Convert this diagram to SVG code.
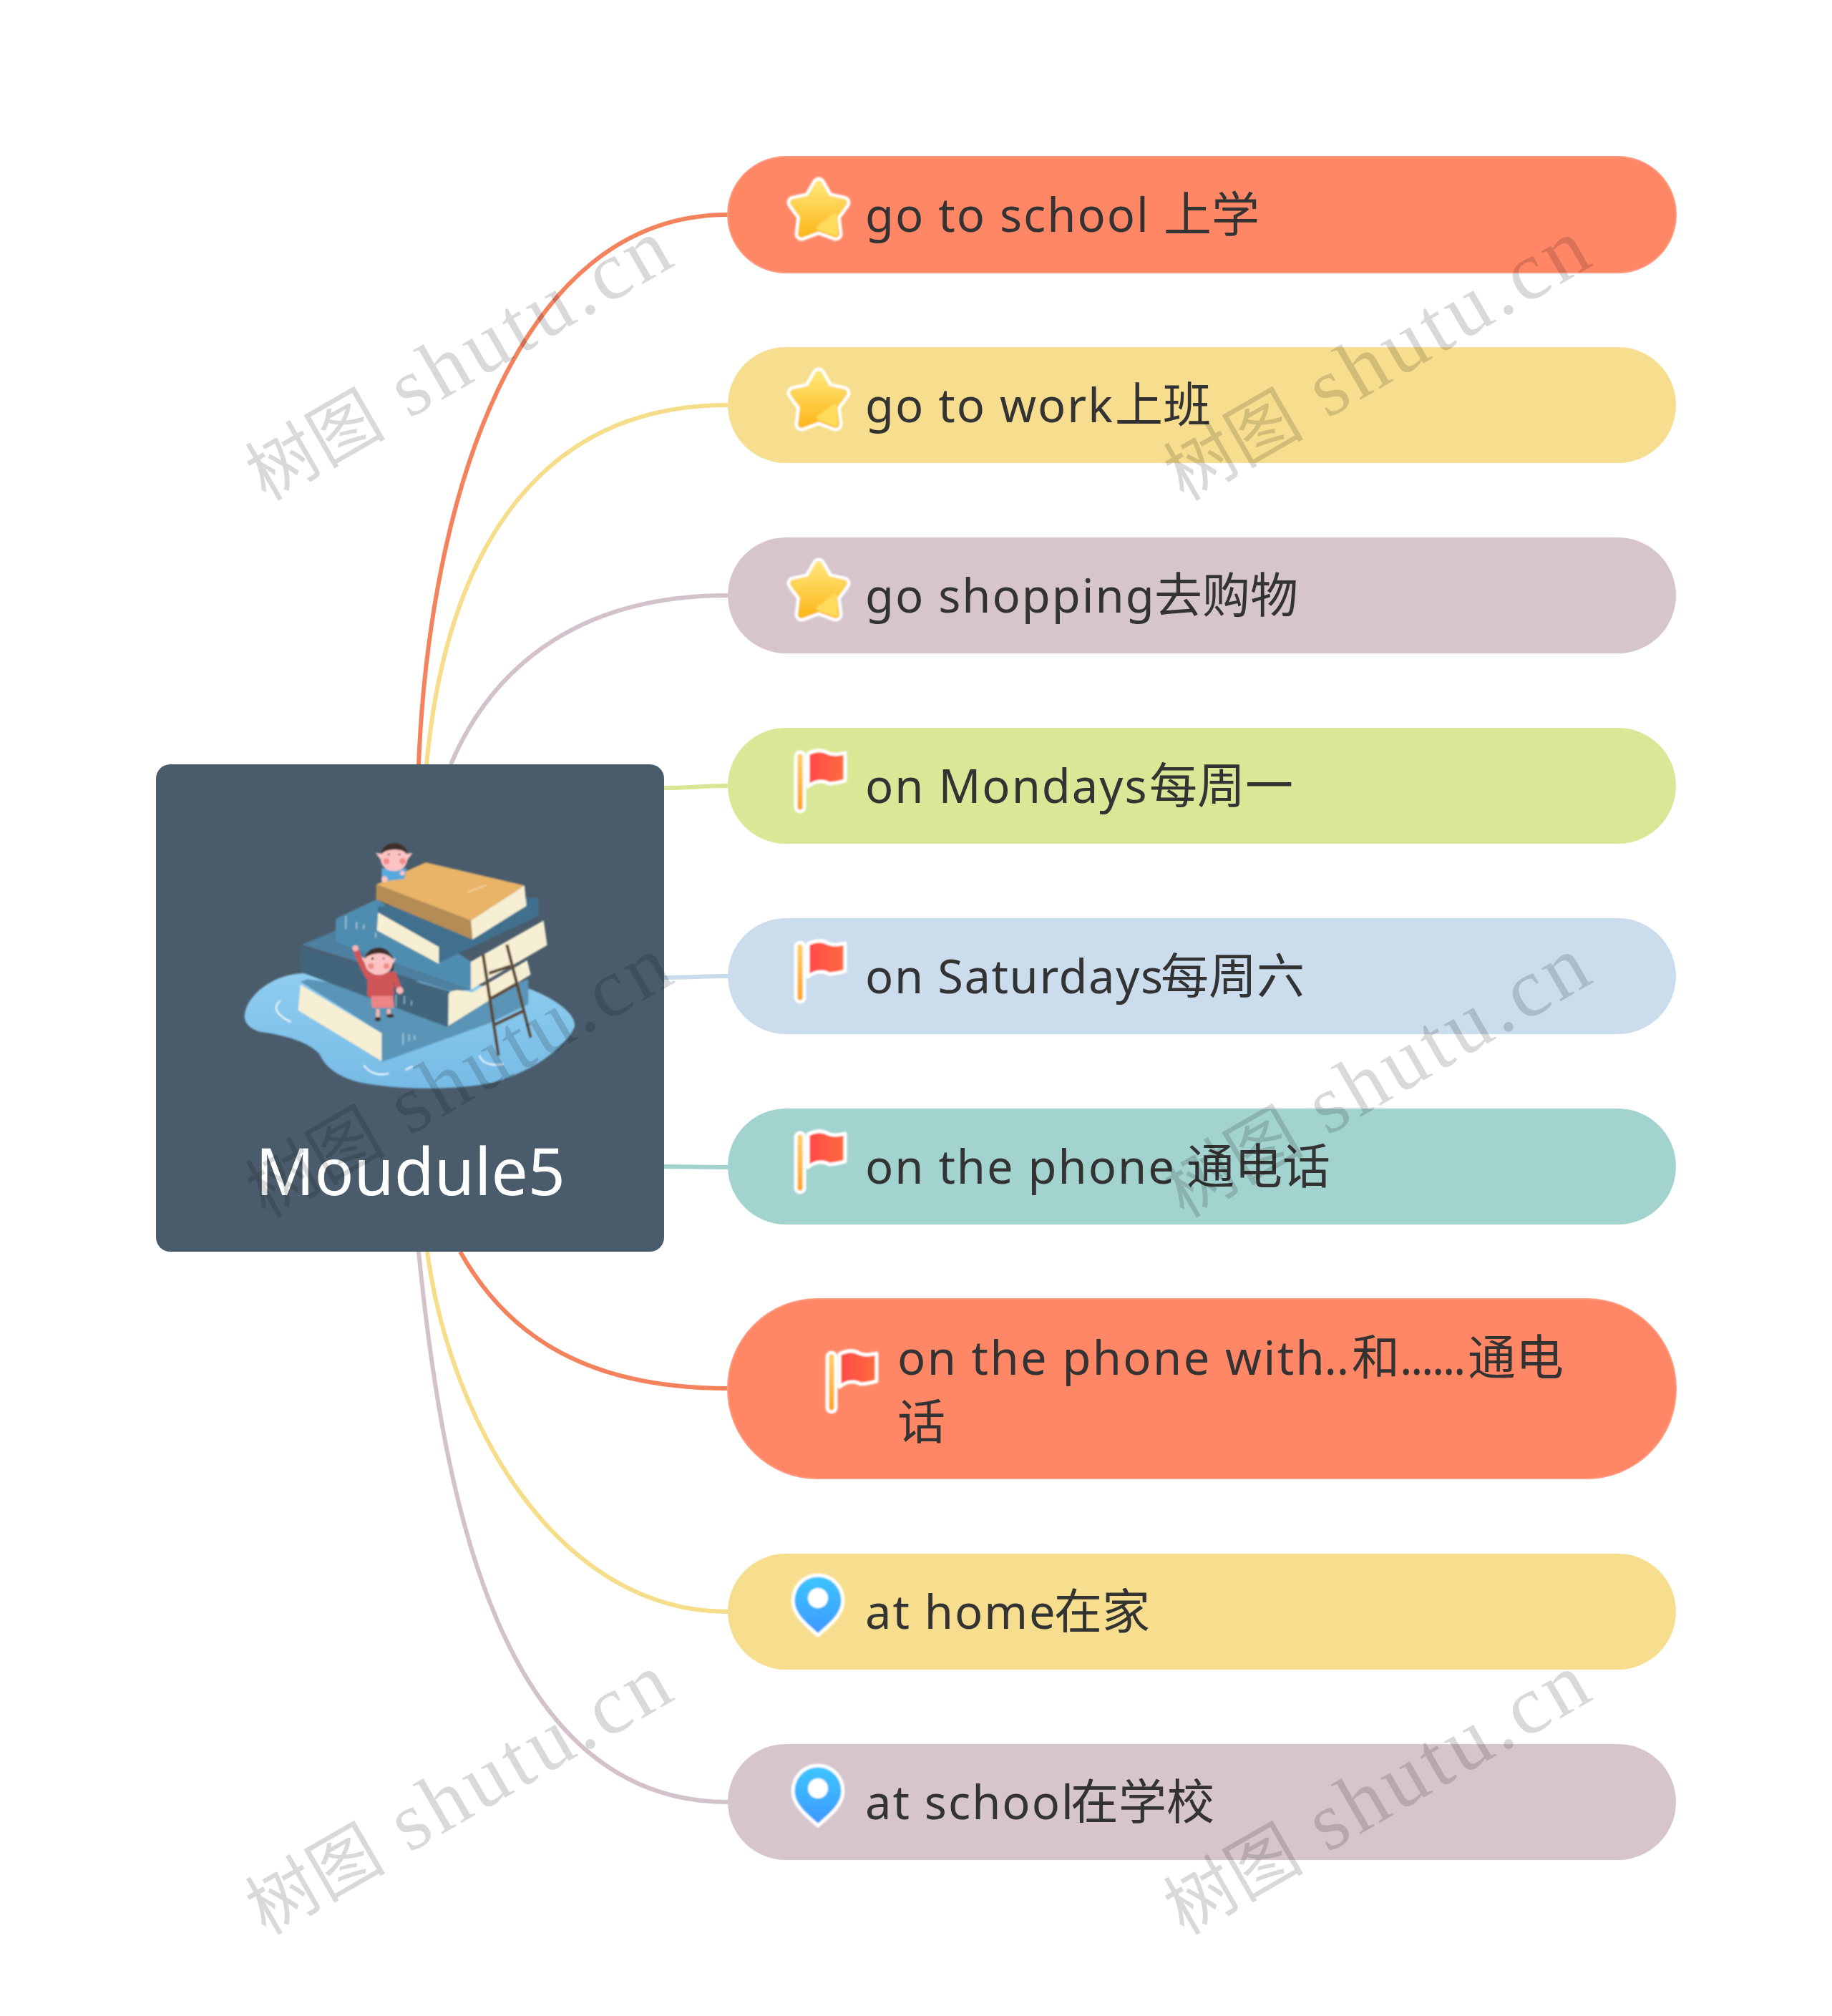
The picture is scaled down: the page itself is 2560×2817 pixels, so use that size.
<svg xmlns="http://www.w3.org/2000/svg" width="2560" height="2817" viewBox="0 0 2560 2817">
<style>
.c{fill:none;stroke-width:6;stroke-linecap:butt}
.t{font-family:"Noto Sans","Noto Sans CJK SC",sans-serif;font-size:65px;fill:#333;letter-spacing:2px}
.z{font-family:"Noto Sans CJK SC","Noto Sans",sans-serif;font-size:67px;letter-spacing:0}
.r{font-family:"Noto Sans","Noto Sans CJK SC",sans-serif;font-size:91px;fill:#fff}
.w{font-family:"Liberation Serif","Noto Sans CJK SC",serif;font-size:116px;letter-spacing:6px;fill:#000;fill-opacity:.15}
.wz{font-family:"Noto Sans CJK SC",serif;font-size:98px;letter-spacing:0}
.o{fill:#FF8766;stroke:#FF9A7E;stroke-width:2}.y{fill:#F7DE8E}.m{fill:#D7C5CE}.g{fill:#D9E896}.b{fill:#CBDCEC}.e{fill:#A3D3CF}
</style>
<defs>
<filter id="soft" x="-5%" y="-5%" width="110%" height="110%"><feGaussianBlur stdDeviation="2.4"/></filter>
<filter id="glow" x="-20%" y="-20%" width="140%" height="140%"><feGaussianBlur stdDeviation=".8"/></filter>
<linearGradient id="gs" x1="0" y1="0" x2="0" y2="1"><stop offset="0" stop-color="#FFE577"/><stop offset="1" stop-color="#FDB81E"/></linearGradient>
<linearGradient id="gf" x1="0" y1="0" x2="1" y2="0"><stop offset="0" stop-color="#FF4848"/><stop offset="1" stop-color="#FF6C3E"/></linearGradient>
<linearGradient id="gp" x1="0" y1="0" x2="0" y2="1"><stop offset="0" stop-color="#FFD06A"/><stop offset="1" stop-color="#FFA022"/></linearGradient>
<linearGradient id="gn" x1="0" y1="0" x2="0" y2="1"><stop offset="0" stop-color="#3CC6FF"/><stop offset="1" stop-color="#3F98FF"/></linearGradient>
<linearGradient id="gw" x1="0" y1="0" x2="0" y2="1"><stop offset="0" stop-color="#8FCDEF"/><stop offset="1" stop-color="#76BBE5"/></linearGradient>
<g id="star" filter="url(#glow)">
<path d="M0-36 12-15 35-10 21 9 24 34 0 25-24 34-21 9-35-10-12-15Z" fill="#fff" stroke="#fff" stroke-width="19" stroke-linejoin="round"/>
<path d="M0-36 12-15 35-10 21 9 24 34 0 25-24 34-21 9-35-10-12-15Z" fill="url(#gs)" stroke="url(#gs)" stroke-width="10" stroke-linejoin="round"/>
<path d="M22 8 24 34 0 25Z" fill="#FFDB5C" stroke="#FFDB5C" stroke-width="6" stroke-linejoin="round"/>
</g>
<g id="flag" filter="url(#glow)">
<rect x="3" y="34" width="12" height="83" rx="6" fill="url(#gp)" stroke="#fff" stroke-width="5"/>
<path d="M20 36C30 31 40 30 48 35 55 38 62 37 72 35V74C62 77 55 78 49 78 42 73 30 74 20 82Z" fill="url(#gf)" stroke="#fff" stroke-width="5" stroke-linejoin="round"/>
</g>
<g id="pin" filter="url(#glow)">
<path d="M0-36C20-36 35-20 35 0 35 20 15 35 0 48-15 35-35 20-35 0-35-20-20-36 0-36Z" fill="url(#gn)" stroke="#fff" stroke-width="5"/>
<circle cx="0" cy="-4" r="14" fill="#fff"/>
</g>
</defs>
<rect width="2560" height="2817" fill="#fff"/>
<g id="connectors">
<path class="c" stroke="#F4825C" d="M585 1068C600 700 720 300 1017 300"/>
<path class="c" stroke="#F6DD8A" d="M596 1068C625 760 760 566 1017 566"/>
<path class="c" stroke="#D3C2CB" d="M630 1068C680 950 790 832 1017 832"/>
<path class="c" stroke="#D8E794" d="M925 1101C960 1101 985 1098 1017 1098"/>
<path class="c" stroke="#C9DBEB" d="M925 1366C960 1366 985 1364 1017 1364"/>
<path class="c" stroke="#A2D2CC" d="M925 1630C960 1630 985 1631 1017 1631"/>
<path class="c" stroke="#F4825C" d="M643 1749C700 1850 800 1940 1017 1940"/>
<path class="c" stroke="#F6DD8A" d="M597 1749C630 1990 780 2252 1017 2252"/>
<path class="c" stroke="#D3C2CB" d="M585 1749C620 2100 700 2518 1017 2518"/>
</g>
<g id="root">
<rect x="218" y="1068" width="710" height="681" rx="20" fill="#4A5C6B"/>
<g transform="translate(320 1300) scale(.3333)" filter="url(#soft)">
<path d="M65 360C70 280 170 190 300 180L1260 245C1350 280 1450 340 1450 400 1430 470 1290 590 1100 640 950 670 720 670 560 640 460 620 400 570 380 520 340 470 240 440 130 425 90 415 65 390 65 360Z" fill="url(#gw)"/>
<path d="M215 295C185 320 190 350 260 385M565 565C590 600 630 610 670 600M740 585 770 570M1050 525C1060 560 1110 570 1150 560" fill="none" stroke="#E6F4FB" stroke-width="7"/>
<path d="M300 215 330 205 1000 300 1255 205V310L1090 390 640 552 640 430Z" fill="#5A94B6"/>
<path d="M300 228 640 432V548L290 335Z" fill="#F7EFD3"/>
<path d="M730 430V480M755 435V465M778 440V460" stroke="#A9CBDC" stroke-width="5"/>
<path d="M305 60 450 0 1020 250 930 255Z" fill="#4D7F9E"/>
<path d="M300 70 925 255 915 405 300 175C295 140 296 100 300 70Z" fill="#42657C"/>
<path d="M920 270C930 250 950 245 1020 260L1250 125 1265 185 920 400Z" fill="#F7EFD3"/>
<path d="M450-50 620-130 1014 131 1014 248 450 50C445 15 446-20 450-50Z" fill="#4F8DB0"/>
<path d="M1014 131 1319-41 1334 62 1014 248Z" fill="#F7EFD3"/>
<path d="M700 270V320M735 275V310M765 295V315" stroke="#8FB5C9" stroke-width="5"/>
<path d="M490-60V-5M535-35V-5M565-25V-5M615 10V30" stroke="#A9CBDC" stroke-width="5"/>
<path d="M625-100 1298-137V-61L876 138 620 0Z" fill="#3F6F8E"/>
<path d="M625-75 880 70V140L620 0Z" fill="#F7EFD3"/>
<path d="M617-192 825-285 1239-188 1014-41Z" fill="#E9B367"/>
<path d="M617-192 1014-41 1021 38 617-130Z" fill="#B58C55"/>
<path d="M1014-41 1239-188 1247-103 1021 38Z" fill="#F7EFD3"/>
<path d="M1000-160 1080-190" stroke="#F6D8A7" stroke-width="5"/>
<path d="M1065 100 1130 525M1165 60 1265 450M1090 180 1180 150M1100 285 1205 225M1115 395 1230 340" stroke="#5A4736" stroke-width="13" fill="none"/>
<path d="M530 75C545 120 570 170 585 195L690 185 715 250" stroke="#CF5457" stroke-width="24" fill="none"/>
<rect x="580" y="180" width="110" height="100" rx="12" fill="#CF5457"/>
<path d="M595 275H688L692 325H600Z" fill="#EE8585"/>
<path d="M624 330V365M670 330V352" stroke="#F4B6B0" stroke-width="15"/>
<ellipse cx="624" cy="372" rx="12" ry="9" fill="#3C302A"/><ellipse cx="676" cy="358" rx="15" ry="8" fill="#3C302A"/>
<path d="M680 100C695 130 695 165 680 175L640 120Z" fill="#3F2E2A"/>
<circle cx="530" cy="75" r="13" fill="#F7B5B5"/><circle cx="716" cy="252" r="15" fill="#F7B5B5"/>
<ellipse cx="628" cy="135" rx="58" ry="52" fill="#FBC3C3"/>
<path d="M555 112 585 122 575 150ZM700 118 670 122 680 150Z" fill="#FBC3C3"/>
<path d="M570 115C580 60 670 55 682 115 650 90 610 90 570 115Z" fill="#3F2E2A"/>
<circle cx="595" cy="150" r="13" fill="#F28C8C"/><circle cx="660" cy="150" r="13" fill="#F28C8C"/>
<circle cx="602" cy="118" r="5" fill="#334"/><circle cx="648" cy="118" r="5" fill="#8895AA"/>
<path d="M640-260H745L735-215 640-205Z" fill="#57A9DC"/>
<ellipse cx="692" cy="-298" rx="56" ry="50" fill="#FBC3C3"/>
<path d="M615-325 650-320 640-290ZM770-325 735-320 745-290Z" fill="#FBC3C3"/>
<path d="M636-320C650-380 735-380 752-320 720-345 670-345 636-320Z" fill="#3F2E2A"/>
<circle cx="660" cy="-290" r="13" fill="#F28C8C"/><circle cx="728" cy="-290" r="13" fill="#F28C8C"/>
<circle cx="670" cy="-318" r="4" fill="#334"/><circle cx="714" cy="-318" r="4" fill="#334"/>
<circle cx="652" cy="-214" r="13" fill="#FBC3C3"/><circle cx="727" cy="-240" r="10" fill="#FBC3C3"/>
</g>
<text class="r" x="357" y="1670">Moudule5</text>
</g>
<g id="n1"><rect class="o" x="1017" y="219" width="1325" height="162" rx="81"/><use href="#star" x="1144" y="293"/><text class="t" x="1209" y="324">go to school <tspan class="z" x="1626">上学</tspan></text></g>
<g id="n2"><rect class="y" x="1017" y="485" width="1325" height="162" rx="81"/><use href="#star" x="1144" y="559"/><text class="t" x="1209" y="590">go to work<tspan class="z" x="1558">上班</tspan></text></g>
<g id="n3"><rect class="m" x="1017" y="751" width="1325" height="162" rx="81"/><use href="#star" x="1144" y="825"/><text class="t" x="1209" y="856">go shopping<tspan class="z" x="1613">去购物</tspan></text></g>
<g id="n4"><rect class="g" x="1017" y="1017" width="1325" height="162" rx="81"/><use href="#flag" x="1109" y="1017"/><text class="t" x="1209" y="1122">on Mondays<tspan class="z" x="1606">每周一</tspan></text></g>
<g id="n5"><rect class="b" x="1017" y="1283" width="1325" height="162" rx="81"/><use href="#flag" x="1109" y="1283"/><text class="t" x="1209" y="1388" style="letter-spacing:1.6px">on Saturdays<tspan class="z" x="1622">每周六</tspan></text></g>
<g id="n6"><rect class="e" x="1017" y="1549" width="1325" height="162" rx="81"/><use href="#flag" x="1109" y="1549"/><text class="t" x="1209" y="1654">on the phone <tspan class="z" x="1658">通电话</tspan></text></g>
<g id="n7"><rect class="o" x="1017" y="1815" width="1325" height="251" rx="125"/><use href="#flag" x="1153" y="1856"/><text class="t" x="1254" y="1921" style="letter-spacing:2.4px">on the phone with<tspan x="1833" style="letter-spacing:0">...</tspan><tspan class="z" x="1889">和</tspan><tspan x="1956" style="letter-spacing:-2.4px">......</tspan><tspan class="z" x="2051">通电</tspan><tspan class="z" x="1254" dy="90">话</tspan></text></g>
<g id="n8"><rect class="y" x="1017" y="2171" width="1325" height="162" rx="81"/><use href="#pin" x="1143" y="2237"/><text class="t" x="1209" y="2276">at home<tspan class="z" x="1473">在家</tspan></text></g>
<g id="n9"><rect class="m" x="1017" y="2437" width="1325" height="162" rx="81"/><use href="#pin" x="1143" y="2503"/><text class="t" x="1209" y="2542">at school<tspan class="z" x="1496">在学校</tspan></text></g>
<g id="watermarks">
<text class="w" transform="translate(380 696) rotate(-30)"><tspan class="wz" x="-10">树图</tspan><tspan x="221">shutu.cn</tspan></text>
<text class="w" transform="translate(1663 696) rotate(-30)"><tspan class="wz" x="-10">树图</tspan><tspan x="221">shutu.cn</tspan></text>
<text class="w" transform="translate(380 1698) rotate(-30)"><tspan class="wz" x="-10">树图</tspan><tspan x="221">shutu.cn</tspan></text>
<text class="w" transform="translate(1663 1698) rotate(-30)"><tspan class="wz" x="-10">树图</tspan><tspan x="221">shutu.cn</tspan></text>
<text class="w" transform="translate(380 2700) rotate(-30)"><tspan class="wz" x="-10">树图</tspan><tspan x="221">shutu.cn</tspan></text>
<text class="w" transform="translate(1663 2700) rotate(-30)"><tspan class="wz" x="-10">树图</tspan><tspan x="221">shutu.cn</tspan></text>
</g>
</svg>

___

Which lines include the word "size"? Copy every one of them.

The picture is scaled down: the page itself is 2560×2817 pixels, so use that size.
.t{font-family:"Noto Sans","Noto Sans CJK SC",sans-serif;font-size:65px;fill:#333;letter-spacing:2px}
.z{font-family:"Noto Sans CJK SC","Noto Sans",sans-serif;font-size:67px;letter-spacing:0}
.r{font-family:"Noto Sans","Noto Sans CJK SC",sans-serif;font-size:91px;fill:#fff}
.w{font-family:"Liberation Serif","Noto Sans CJK SC",serif;font-size:116px;letter-spacing:6px;fill:#000;fill-opacity:.15}
.wz{font-family:"Noto Sans CJK SC",serif;font-size:98px;letter-spacing:0}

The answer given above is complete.